··· Records shown ···

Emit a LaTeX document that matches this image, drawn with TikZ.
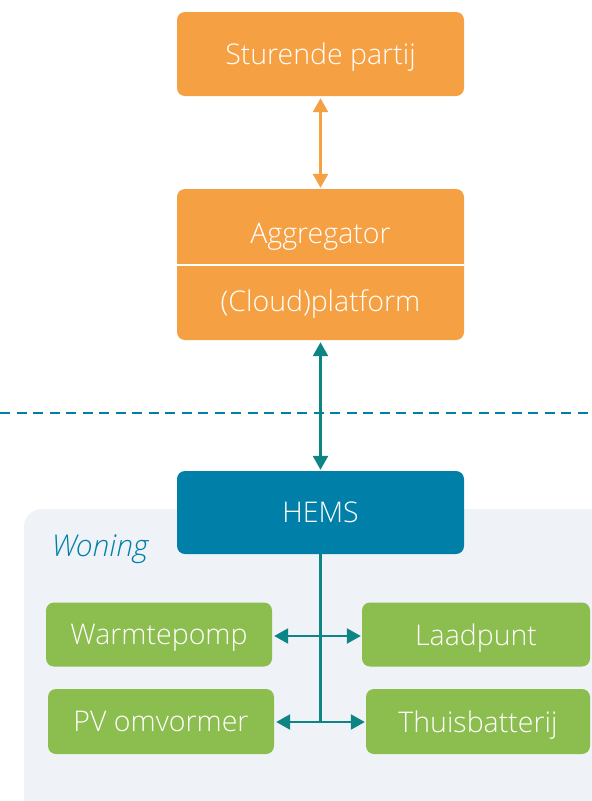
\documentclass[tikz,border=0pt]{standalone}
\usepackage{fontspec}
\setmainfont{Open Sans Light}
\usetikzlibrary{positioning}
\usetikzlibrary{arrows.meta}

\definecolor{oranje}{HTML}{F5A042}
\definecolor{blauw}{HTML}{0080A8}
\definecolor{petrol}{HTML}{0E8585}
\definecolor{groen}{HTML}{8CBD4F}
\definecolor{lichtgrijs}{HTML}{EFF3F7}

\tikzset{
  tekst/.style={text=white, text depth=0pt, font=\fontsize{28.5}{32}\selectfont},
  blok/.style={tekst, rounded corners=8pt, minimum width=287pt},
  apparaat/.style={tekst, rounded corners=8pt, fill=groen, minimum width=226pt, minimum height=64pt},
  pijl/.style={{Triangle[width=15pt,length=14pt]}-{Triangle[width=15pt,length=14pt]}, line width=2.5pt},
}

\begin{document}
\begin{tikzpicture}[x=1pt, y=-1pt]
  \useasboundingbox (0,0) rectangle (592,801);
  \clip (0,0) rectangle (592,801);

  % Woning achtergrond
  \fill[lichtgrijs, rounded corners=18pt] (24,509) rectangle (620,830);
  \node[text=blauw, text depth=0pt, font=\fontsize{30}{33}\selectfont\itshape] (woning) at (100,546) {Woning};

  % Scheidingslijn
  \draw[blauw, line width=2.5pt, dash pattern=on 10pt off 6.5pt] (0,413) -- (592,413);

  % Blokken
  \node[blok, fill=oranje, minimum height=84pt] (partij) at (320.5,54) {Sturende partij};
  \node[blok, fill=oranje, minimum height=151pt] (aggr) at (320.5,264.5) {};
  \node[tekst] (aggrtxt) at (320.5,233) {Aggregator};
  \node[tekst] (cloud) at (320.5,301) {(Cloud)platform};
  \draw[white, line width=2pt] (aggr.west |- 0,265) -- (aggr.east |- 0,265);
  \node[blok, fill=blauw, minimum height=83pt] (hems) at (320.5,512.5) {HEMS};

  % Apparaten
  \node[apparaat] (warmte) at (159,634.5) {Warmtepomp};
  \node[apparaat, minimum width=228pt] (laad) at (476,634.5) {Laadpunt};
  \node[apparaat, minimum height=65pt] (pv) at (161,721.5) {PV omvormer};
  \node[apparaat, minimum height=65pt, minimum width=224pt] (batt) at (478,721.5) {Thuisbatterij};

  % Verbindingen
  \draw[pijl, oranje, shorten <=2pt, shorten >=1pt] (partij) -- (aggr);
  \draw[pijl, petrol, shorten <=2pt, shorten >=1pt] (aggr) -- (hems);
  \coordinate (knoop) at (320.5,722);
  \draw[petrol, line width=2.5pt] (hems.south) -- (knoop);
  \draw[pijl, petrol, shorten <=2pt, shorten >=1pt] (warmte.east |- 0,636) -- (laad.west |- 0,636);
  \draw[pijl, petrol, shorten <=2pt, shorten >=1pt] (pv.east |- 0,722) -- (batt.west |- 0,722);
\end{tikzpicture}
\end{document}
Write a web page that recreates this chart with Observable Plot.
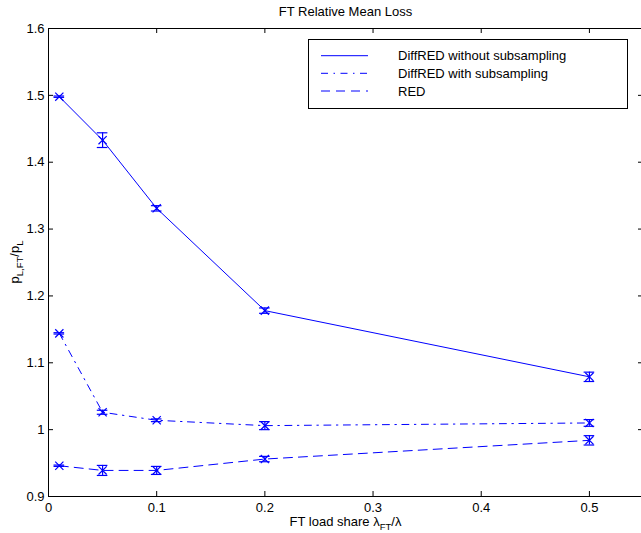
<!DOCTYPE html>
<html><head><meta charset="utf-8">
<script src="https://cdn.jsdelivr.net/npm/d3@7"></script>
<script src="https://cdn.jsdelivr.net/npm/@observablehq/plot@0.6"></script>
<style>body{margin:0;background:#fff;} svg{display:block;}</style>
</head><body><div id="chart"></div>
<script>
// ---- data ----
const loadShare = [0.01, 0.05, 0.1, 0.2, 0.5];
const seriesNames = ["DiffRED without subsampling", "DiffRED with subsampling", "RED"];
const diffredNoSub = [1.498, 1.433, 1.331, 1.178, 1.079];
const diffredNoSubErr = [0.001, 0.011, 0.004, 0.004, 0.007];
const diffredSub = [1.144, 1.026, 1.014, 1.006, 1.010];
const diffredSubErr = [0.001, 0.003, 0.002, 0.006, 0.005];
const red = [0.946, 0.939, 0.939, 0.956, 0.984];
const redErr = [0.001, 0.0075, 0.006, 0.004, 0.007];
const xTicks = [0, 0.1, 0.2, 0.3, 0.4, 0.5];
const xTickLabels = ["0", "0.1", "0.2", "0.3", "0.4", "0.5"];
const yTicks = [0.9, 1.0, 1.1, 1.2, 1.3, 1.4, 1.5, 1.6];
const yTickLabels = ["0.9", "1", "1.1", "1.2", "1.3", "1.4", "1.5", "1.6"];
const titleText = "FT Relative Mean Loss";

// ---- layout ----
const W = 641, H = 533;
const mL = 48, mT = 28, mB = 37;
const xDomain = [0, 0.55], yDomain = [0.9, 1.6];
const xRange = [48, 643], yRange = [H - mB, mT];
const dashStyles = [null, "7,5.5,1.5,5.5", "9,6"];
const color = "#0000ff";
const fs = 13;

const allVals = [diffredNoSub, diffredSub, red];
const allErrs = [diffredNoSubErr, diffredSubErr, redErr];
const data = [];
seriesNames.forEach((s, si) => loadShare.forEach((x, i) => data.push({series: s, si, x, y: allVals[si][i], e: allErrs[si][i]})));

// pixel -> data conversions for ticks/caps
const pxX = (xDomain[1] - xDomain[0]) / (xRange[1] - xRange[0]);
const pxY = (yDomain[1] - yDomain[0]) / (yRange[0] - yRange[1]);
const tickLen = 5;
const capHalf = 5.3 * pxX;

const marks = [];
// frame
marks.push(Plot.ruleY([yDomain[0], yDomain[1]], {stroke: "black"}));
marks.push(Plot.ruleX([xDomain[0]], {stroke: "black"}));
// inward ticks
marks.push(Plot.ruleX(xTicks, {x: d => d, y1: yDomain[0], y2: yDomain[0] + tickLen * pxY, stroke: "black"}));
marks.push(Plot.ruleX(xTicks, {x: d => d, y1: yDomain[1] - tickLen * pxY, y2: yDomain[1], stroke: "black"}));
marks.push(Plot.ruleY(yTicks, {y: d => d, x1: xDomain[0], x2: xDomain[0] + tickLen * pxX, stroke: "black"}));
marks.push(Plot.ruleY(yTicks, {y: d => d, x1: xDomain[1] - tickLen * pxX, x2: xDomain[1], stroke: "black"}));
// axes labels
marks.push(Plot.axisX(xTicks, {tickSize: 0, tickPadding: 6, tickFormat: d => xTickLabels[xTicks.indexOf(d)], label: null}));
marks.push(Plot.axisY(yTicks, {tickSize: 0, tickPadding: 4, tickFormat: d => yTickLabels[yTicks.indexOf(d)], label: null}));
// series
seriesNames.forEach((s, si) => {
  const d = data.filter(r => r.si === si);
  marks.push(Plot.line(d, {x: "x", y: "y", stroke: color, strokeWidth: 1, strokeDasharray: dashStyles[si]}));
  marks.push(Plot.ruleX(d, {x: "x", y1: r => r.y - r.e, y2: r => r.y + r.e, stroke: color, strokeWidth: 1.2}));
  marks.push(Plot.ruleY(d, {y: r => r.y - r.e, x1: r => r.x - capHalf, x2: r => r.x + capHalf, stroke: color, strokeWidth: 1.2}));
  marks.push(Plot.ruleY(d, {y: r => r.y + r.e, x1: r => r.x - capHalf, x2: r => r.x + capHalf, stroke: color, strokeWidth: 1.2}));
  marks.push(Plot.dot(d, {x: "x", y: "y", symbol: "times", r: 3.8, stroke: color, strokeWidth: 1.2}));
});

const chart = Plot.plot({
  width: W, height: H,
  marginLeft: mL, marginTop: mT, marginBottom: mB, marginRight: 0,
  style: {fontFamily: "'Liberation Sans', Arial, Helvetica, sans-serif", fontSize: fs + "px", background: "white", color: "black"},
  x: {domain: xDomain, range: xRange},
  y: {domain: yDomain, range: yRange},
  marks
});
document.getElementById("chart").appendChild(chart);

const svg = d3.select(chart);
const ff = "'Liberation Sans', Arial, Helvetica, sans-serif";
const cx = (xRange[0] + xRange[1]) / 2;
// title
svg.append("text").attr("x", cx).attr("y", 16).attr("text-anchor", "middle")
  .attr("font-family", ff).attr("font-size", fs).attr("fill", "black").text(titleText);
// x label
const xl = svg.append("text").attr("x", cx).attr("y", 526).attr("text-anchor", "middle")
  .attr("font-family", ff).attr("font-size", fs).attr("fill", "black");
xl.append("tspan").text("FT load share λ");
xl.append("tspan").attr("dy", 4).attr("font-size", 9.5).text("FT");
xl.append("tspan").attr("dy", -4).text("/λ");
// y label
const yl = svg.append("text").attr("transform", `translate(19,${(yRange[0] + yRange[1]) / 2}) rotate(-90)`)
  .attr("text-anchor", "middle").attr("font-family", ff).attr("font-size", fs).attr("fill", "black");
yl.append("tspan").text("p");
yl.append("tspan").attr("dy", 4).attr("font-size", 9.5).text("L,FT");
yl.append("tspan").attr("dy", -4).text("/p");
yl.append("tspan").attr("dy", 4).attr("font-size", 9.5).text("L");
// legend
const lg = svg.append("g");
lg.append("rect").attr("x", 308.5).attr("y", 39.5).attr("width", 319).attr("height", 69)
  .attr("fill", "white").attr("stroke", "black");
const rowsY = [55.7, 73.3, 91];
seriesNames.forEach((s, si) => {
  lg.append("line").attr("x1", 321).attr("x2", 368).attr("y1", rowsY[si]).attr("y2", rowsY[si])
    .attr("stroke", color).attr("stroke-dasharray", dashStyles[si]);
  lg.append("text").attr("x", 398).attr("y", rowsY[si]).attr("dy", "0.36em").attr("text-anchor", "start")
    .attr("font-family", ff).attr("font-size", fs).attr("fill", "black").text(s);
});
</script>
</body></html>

···

(Your objective):
List every line from the entries above in which "with" appears.

(Finished exercise):
Emit a LaTeX document that matches this image, drawn with TikZ.
Write a web page that recreates this chart with Observable Plot.
const seriesNames = ["DiffRED without subsampling", "DiffRED with subsampling", "RED"];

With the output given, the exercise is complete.